Another protest was submitted following an interview on Palestinian television with Palestinian
writer Hasan al-Agha. He reportedly agreed with the moderator that "the Jews exaggerate the scope
of the Nazi genocide" as "an investment," and added that "when it comes to economics and
investments, the Jews have experience since the days of The Merchant of Venice" (Agence
France Press, August 27; Ma`ariv, September 12; Response, Fall 1997).
On December 16, the Israel Government Press Office released a special report -- A Compendium
of Hate: Palestinian Authority Anti-Semitism since the Hebron Accord -- for submission to US
Foreign Secretary Madeleine Albright.

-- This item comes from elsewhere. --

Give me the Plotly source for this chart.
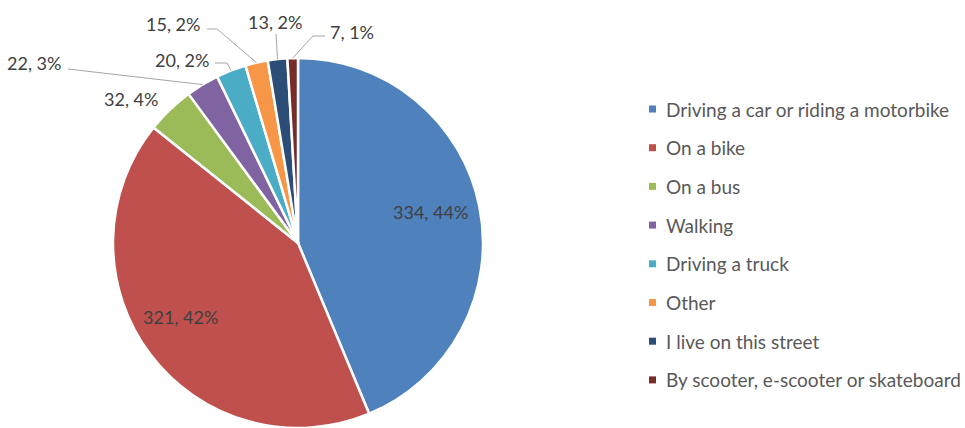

The report documented over 50 anti-Semitic statements, made
during the year by the Palestinian media, categorized according to six recurrent themes:
- Classic anti-Semitic stereotypes
- Comparison of Israel with Nazis and fascists
- Denial of the Holocaust
- Libelous accusations
- Delegitimizing Israel and the Jewish people
- Equating Zionism with racism.
The report was also submitted to the UN secretary general in January 1998 (Independent Media
Review & Analysis -- IMRA, December 16, 19; Ha`aretz, December 17; January 5, 1998).
Direct protest over anti-Semitism in the Arab world is a relatively new phenomenon. Ironically,
it is possible only with states which maintain peace with Israel. The efficacy of such protests
remains unclear. Yet, even if in 1997 they did not lead to an immediate change in attitude and at
times aroused, as in the case of Egypt, a public outrage, they did not go unheeded. They
generated a more open discussion of the issue, in which opposing views were also heard.